Rebuild Initramfs and GRUB
I rebuilt the initramfs for the known-good kernel:
sudo update-initramfs -u -k 6.14.0-29-generic
Then I updated GRUB:
sudo update-grub
Verify Before Reboot
Before rebooting, I checked:
uname -r
dkms status | grep '6.14.0-29'
sudo dpkg --audit
dpkg -l | grep '6.17.0-23'
Expected results:
6.14.0-29-generic
nvidia/575.57.08, 6.14.0-29-generic, x86_64: installed
sudo dpkg --audit should return nothing.
dpkg -l | grep '6.17.0-23' should also return nothing.
Reboot
After confirming the system looked clean, I rebooted:
sudo reboot
After rebooting, I confirmed:
uname -r
nvidia-smi
dkms status
sudo dpkg --audit
The system booted back into:
6.14.0-29-generic
nvidia-smi worked, DKMS still showed the NVIDIA module installed for 6.14, and dpkg --audit returned nothing.
Final Result
The VM was restored to a clean and working state.
Final state:
Kernel: 6.14.0-29-generic
NVIDIA DKMS: installed for 6.14
nvidia-smi: working
dpkg state: clean
SSH: working
6.17 packages: removed
HWE meta packages: held
Takeaways
The existing working Ubuntu installation was not broken. The failed part was the attempted configuration of the newer 6.17.0-23-generic kernel.
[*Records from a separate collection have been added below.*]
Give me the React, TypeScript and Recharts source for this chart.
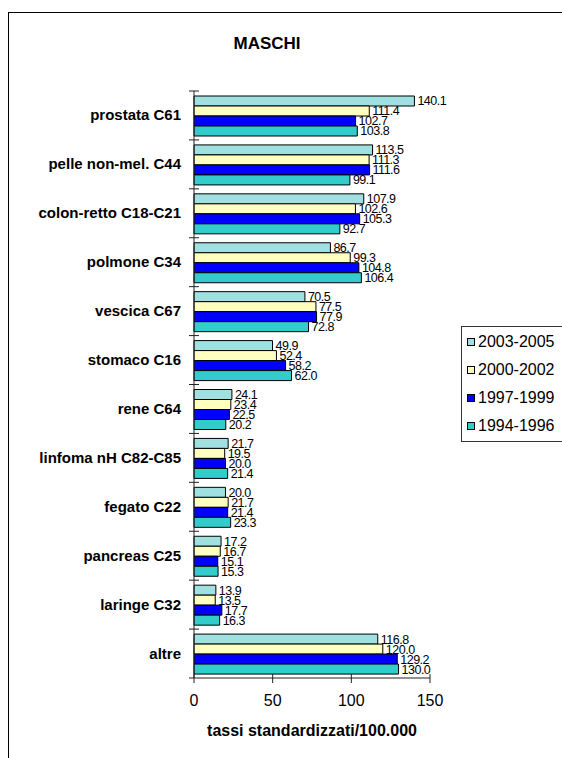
import React from 'react';
import { BarChart, Bar, XAxis, YAxis, Legend, LabelList } from 'recharts';

const CATEGORIES = [
  'prostata C61',
  'pelle non-mel. C44',
  'colon-retto C18-C21',
  'polmone C34',
  'vescica C67',
  'stomaco C16',
  'rene C64',
  'linfoma nH C82-C85',
  'fegato C22',
  'pancreas C25',
  'laringe C32',
  'altre',
];

const SERIES_NAMES = ['2003-2005', '2000-2002', '1997-1999', '1994-1996'];
const SERIES_COLORS = ['#A0E0E0', '#FFFFC0', '#0000FF', '#33CCCC'];

const S_2003_2005 = [140.1, 113.5, 107.9, 86.7, 70.5, 49.9, 24.1, 21.7, 20.0, 17.2, 13.9, 116.8];
const S_2000_2002 = [111.4, 111.3, 102.6, 99.3, 77.5, 52.4, 23.4, 19.5, 21.7, 16.7, 13.5, 120.0];
const S_1997_1999 = [102.7, 111.6, 105.3, 104.8, 77.9, 58.2, 22.5, 20.0, 21.4, 15.1, 17.7, 129.2];
const S_1994_1996 = [103.8, 99.1, 92.7, 106.4, 72.8, 62.0, 20.2, 21.4, 23.3, 15.3, 16.3, 130.0];

const X_TICKS = [0, 50, 100, 150];

const FONT = '"Liberation Sans", Arial, sans-serif';

const data = CATEGORIES.map((name, i) => ({
  name,
  s0: S_2003_2005[i],
  s1: S_2000_2002[i],
  s2: S_1997_1999[i],
  s3: S_1994_1996[i],
}));

// category ticks sit on the band borders, labels in the middle
function CategoryTick(props: any) {
  const { x, y, payload, index } = props;
  const half = payload && payload.offset ? payload.offset : 24.5;
  return (
    <g>
      <line x1={x - 5} x2={x + 5} y1={y - half} y2={y - half} stroke="#222" />
      {index === CATEGORIES.length - 1 && (
        <line x1={x - 5} x2={x} y1={y + half} y2={y + half} stroke="#222" />
      )}
      <text
        x={x - 13}
        y={y + 5}
        textAnchor="end"
        fontFamily={FONT}
        fontWeight="bold"
        fontSize={15}
        fill="#000"
      >
        {payload.value}
      </text>
    </g>
  );
}

function ValueTick(props: any) {
  const { x, y, payload } = props;
  return (
    <g>
      <line x1={x} x2={x} y1={y - 4} y2={y + 5} stroke="#222" />
      <text x={x} y={y + 28} textAnchor="middle" fontFamily={FONT} fontSize={16} fill="#000">
        {payload.value}
      </text>
    </g>
  );
}

// legend keeps the series order top to bottom, like the bars
function LegendBox() {
  return (
    <div
      style={{
        width: 130,
        border: '1px solid #333',
        background: '#fff',
        padding: '1px 0',
        fontFamily: FONT,
        fontSize: 16,
        color: '#000',
      }}
    >
      {SERIES_NAMES.map((name, i) => (
        <div key={name} style={{ display: 'flex', alignItems: 'center', height: 28, paddingLeft: 5 }}>
          <span
            style={{
              display: 'inline-block',
              width: 6,
              height: 6,
              background: SERIES_COLORS[i],
              border: '1px solid #000',
              marginRight: 3,
            }}
          />
          <span>{name}</span>
        </div>
      ))}
    </div>
  );
}

const fmt = (v: any) => Number(v).toFixed(1);

export default function App() {
  return (
    <div
      style={{
        position: 'fixed',
        left: 8,
        top: 12,
        width: 553,
        height: 745,
        borderLeft: '1px solid #000',
        borderTop: '1px solid #000',
        overflow: 'hidden',
        background: '#fff',
      }}
    >
      <div
        style={{
          position: 'absolute',
          left: 158,
          top: 21,
          width: 200,
          textAlign: 'center',
          fontFamily: FONT,
          fontWeight: 'bold',
          fontSize: 17,
          lineHeight: '20px',
        }}
      >
        MASCHI
      </div>
      <BarChart
        width={553}
        height={745}
        data={data}
        layout="vertical"
        margin={{ top: 78, right: 132, bottom: 0, left: 0 }}
        barCategoryGap={5}
        barGap={0}
      >
        <XAxis
          type="number"
          domain={[0, 150]}
          ticks={X_TICKS}
          interval={0}
          height={80}
          stroke="#222"
          tickLine={false}
          tickSize={0}
          tickMargin={0}
          tick={<ValueTick />}
          label={{
            value: 'tassi standardizzati/100.000',
            position: 'insideBottom',
            offset: 22,
            style: { fontFamily: FONT, fontWeight: 'bold', fontSize: 16, fill: '#000' },
          }}
        />
        <YAxis
          type="category"
          dataKey="name"
          width={185}
          stroke="#222"
          tickLine={false}
          tickSize={0}
          tickMargin={0}
          interval={0}
          tick={<CategoryTick />}
        />
        <Legend
          layout="vertical"
          align="center"
          verticalAlign="middle"
          wrapperStyle={{ left: 452, top: 313, width: 130 }}
          content={<LegendBox />}
        />
        {SERIES_NAMES.map((name, i) => (
          <Bar
            key={name}
            dataKey={'s' + i}
            name={name}
            fill={SERIES_COLORS[i]}
            stroke="#000"
            strokeWidth={1}
            isAnimationActive={false}
          >
            <LabelList
              dataKey={'s' + i}
              position="right"
              offset={3}
              formatter={fmt}
              style={{ fontFamily: FONT, fontSize: 12.5, fill: '#000', letterSpacing: -0.5 }}
            />
          </Bar>
        ))}
      </BarChart>
    </div>
  );
}
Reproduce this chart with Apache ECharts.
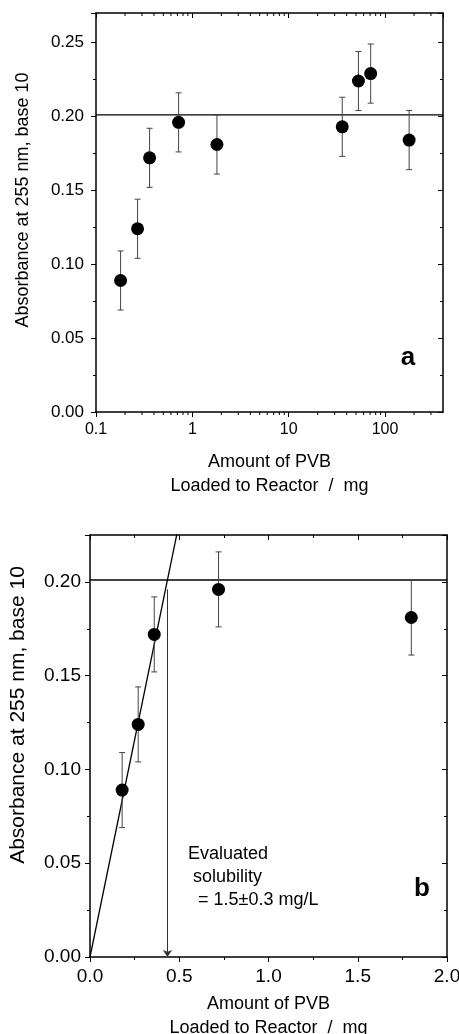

For a Proxmox VM using NVIDIA GPU passthrough, it is important to avoid blindly purging NVIDIA packages unless that is truly intended. In this case, the safer fix was to preserve the working NVIDIA driver and kernel, remove the failed kernel upgrade attempt, clean the package state, and temporarily hold the HWE meta packages.
Going forward, I would treat kernel and NVIDIA driver updates on this VM as planned maintenance. Before allowing future kernel or NVIDIA changes, I would take a Proxmox snapshot and carefully review what apt plans to install or remove.